Paterson, de Jim Jarmusch (2016)

Have a beer
at the bar
I look down at the glass
and feel glad.
Une boîte d’allumettes, un rayon de soleil sur un mur de briques, des jumeaux assis sur un banc… Dans Paterson, la poésie est et naît dans tout. Nul besoin de la chercher dans de grands sentiments exaltés ou dans d’imposantes visions métaphoriques débordant de lyrisme, elle se niche au contraire dans les petites choses du quotidien. Douzième long métrage de Jim Jarmusch, inspiré à l’origine par un poème de William Carlos Williams, Paterson raconte l’histoire d’un conducteur de bus, Paterson (Adam Driver), vivant avec sa compagne (Golshifteh Farahani) dans la ville de… Paterson, New Jersey.
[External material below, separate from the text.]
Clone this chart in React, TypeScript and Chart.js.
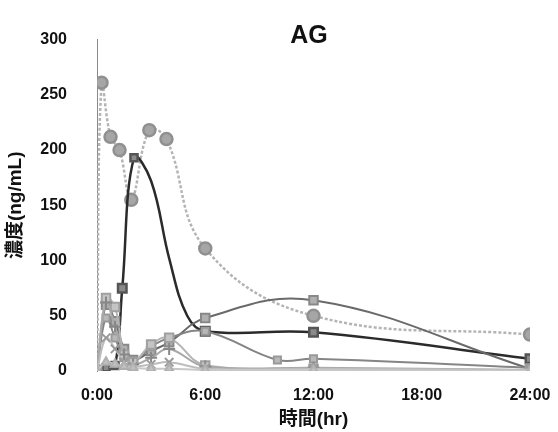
import React, { useEffect, useRef } from "react";
import { Chart, registerables } from "chart.js";

Chart.register(...registerables);

const CHART_TITLE = "AG";
const Y_TITLE = "濃度(ng/mL)";
const X_TITLE = "時間(hr)";
const X_TICK_LABELS = ["0:00", "6:00", "12:00", "18:00", "24:00"];

// times (hr) and concentrations (ng/mL) per subject
const T_A = [0, 0.25, 0.75, 1.25, 1.9, 2.9, 3.85, 6, 12, 24];
const V_A = [0, 261, 212, 200, 155, 218, 210, 111, 50, 33];

const T_B = [0, 0.5, 1, 1.4, 2.05, 3, 4, 5, 6, 12, 24];
const V_B = [0, 3, 5, 75, 193, 172, 102, 50, 36, 35, 11];

const T_C = [0, 0.5, 1, 1.5, 2, 3, 4, 6, 12, 24];
const V_C = [0, 60, 45, 20, 10, 18, 26, 48, 64, 2];

const T_D = [0, 0.5, 1, 1.5, 2, 3, 4, 6, 10, 12, 24];
const V_D = [0, 48, 30, 12, 8, 22, 30, 36, 10, 11, 3];

const T_E = [0, 0.5, 1, 1.5, 2, 3, 4, 6, 12, 24];
const V_E = [0, 62, 40, 15, 6, 12, 20, 4, 3, 1];

const T_F = [0, 0.5, 1, 1.5, 2, 3, 4, 6, 12, 24];
const V_F = [0, 30, 20, 8, 4, 6, 8, 2, 2, 1];

const T_G = [0, 0.5, 1, 1.5, 2, 3, 4, 6, 12, 24];
const V_G = [0, 8, 6, 4, 3, 2, 2, 1, 1, 0];

const T_H = [0, 0.5, 1, 1.5, 2, 3, 4, 6, 12, 24];
const V_H = [0, 66, 58, 15, 8, 24, 30, 5, 2, 1];

const FONT = "'Liberation Sans', Arial, 'Noto Sans CJK JP', sans-serif";

function pts(t: number[], v: number[]) {
  return t.map((x, i) => ({ x, y: v[i] }));
}

export default function App() {
  const ref = useRef<HTMLCanvasElement | null>(null);

  useEffect(() => {
    if (!ref.current) return;
    const titlePlugin = {
      id: "agTitle",
      afterDraw(chart: any) {
        const ctx = chart.ctx;
        ctx.save();
        ctx.font = `bold 25px ${FONT}`;
        ctx.fillStyle = "#111";
        ctx.textAlign = "center";
        ctx.textBaseline = "middle";
        ctx.fillText(CHART_TITLE, 309, 36);
        ctx.restore();
      },
    };
    const mk = (label: string, t: number[], v: number[], o: any) => ({
      label,
      data: pts(t, v),
      tension: 0.4,
      borderWidth: 2,
      pointRadius: 5,
      ...o,
    });
    const chart = new Chart(ref.current, {
      type: "line",
      data: {
        datasets: [
          mk("G", T_G, V_G, { borderColor: "#c8c8c8", pointStyle: "triangle", pointBackgroundColor: "#c0c0c0", pointBorderColor: "#b0b0b0" }),
          mk("F", T_F, V_F, { borderColor: "#bdbdbd", pointStyle: "crossRot", pointBorderColor: "#999", pointRadius: 6 }),
          mk("E", T_E, V_E, { borderColor: "#a8a8a8", pointStyle: "cross", pointBorderColor: "#888", pointRadius: 6 }),
          mk("H", T_H, V_H, { borderColor: "#b4b4b4", pointStyle: "rect", pointBackgroundColor: "#c4c4c4", pointBorderColor: "#a0a0a0", pointRadius: 6 }),
          mk("D", T_D, V_D, { borderColor: "#858585", pointStyle: "rect", pointBackgroundColor: "#b8b8b8", pointBorderColor: "#999" }),
          mk("C", T_C, V_C, { borderColor: "#6a6a6a", pointStyle: "rect", pointBackgroundColor: "#b0b0b0", pointBorderColor: "#888", pointRadius: 6 }),
          mk("B", T_B, V_B, { borderColor: "#2b2b2b", borderWidth: 2.5, pointStyle: "rect", pointBackgroundColor: "#8a8a8a", pointBorderColor: "#555", pointRadius: [5, 5, 5, 6, 5, 0, 0, 0, 6, 6, 6] }),
          mk("A", T_A, V_A, { borderColor: "#b4b4b4", borderDash: [3, 2], borderWidth: 2.5, pointStyle: "circle", pointBackgroundColor: "#a6a6a6", pointBorderColor: "#909090", pointRadius: 6 }),
        ],
      },
      options: {
        animation: false,
        responsive: false,
        layout: { padding: { top: 25, right: 28, left: 0, bottom: 0 } },
        plugins: { legend: { display: false }, tooltip: { enabled: false }, title: { display: false } },
        scales: {
          x: {
            type: "linear",
            min: 0,
            max: 24,
            afterFit: (s: any) => { s.height = 61; s.paddingRight = 0; s.paddingLeft = 0; },
            afterBuildTicks: (s: any) => {
              s.ticks = X_TICK_LABELS.map((_, i) => ({ value: i * 6 }));
            },
            grid: { display: false, drawTicks: false },
            border: { display: false },
            ticks: {
              padding: 15,
              color: "#111",
              font: { family: FONT, size: 16, weight: "bold" },
              callback: (v: any) => X_TICK_LABELS[Math.round(Number(v) / 6)] ?? "",
              maxRotation: 0,
            },
            title: {
              display: true,
              text: X_TITLE,
              color: "#111",
              font: { family: FONT, size: 19, weight: "bold" },
              padding: { top: 0, bottom: 1 },
            },
          },
          y: {
            min: 0,
            max: 300,
            afterFit: (s: any) => { s.width = 97; },
            grid: { display: false, drawTicks: false },
            border: { display: true, color: "#8a8a8a", width: 1 },
            ticks: {
              stepSize: 50,
              padding: 30,
              color: "#111",
              font: { family: FONT, size: 16, weight: "bold" },
            },
            title: {
              display: true,
              text: Y_TITLE,
              color: "#111",
              font: { family: FONT, size: 19, weight: "bold" },
              padding: { top: 4, bottom: 0 },
            },
          },
        },
      },
      plugins: [titlePlugin],
    } as any);
    return () => chart.destroy();
  }, []);

  return (
    <div style={{ position: "fixed", left: 0, top: 0, width: 558, height: 432, background: "#fff" }}>
      <canvas ref={ref} width={558} height={432} style={{ display: "block" }} />
    </div>
  );
}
Du réveil au coucher, sa vie obéit à une routine bien réglée qui lui permet de ne pas avoir à réfléchir à ce qu’il va devoir faire mais de le faire, presque par automatisme, et d’être pleinement dans l’instant présent : écouter les conversations des passagers, observer ce qui l’entoure, laisser voguer son esprit et laisser ainsi libre cours à sa créativité. Sur son temps libre, il compose des vers qui viennent, au fur et à mesure de leur évolution, s’inscrire à l’écran. Calme, serein, sans véritable drame ni action, Paterson prend la forme d’un poème, découpé en sept jours comme autant de strophes, dans lequel Jim Jarmusch s’amuse à travailler subtilement sur les répétitions et les variations tout en rendant hommage aux poètes de l’école de New York qu’il affectionne tant (Frank O’Hara, Kenneth Koch, John Ashbery ou encore Ron Padgett, auteur des poèmes qu’écrit Paterson dans le film).